Природа человека двойственна: в человеке есть зверь, временами в нем пробуждающийся и есть начало высшее [5] . Достаточно вспомнить, что бывает при пожаре в театре, чтобы наличье звериного облика в человеке стало очевидным. Но с другой стороны, «если между людьми могло распространиться учение, что своих врагов должно любить, отдавать неимущим все, что имеешь, то самая возможность сочувственного отклика на это учение показала, что в человеке есть и другая природа… И эта другая природа так же реальна, как звериная».
5
Напомню мимоходом, что вопрос о двойственной природе человека — вопрос в конечном счете метафизический — волновал и мучил Бергсона в последние годы его жизни. Присутствие высшего начала в человеческой душе было основанием и заключением его философии. Но огромная биологическая и общенаучная эрудиция Бергсона побуждала его склоняться к признанию неизменности природных свойств в организме: если в человеке когда-либо, сотни тысяч лет назад, жил зверь, то зверь этот живет в нем до сих пор. Ужас, внушенный Бергсону гитлеровской Германией, на этом его убеждении и был основан.
Государство возникло и держится именно на этой человеческой двойственности. Будь человек только зверем, оно было бы невозможно. Будь человек только ангелом, оно было бы не нужно.
Борьба человека с государством должна бы кончиться миром. Но роковая ошибка современных государственных деятелей, в частности демократических, в том, что они искажают понятие справедливости. «Справедливость есть синтез между отречением от себя для других и звериной природой, стремящейся все от других отбирать для себя». Воля большинства, господствующая в демократических странах и принимаемая за выражение справедливости, в действительности ничего общего с ней не имеет: это лишь замаскированная форма насилия.

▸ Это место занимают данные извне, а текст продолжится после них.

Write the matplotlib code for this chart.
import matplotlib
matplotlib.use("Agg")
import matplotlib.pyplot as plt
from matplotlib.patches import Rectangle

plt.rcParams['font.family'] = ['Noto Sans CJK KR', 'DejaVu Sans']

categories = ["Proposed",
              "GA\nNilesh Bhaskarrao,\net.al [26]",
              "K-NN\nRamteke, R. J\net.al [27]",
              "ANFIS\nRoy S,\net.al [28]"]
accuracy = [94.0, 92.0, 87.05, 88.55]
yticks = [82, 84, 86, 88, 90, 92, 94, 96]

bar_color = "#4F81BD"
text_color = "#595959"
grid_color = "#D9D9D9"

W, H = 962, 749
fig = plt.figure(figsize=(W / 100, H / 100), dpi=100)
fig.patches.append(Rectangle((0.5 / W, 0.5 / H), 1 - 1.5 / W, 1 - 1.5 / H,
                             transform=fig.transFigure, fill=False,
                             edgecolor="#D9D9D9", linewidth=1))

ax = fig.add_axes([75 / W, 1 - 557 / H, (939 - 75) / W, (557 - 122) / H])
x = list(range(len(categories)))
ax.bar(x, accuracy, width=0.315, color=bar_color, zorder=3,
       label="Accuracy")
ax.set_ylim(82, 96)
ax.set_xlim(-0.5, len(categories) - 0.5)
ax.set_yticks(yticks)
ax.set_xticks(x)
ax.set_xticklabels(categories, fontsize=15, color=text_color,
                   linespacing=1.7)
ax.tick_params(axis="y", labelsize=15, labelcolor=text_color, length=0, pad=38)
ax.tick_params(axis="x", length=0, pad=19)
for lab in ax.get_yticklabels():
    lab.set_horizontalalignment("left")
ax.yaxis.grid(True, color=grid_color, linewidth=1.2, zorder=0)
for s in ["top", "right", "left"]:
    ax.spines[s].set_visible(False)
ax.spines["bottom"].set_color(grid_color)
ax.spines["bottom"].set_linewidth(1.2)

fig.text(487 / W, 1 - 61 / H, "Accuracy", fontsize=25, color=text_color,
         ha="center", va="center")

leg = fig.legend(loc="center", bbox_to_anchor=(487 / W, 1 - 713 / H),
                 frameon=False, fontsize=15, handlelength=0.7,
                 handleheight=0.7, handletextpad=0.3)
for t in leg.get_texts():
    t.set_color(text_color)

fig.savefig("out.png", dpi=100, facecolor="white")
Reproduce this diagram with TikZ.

Критике понятия большинства и воли большинства, как верховного государственного принципа, Маклаков посвятил свои «Еретические мысли». В последней главе «Воспоминаний» он повторяет главнейшие свои доводы, а порой и заостряет их, чуть ли не перефразируя ибсеновского доктора Штокмана, утверждавшего, как известно, что «большинство никогда не бывает право». По Маклакову, «справедливость не непременно там, где желает ее видеть большинство».
Если государство будет когда-нибудь истинно-человечным, этого своего облика оно достигнет, лишь идя «по дороге искания общего соглашения».
«Если наша планета не погибнет раньше от космических причин, то мирное общежитие людей на ней может быть построено только на началах равного для всех, то есть справедливого права. Не на обманчивой победе сильнейшего, не на самоотречении или принесении себя в жертву другим, а на справедливости. Будущее сокрыто от нас. Никто не может поручиться, что в мире будет господствовать справедливость. Но для человеческой природы мир на земле возможен только на этих началах. В постепенном приближении к ним состоит назначение государства, может быть, и всемирного государства».
Разумеется, Маклаков обращается со своими увещеваниями только к демократиям. Непоколебимая самоуверенность, самодовольство и глухота мира коммунистического ему очевидны, хотя он и признает, что «для обиженных и обездоленных Россия все-таки «еще не потеряла своего обаяния», ибо в России «социальный вопрос пока еще как будто оставлен на первой месте». Слов «как будто» Маклаков не подчеркнул, но, несомненно, именно на эти словах он делает ударение: если бы «обиженные и обездоленные», утверждает он дальше, действительно знали, какие установлены в России порядки, обаяние ее окончательно рассеялось бы.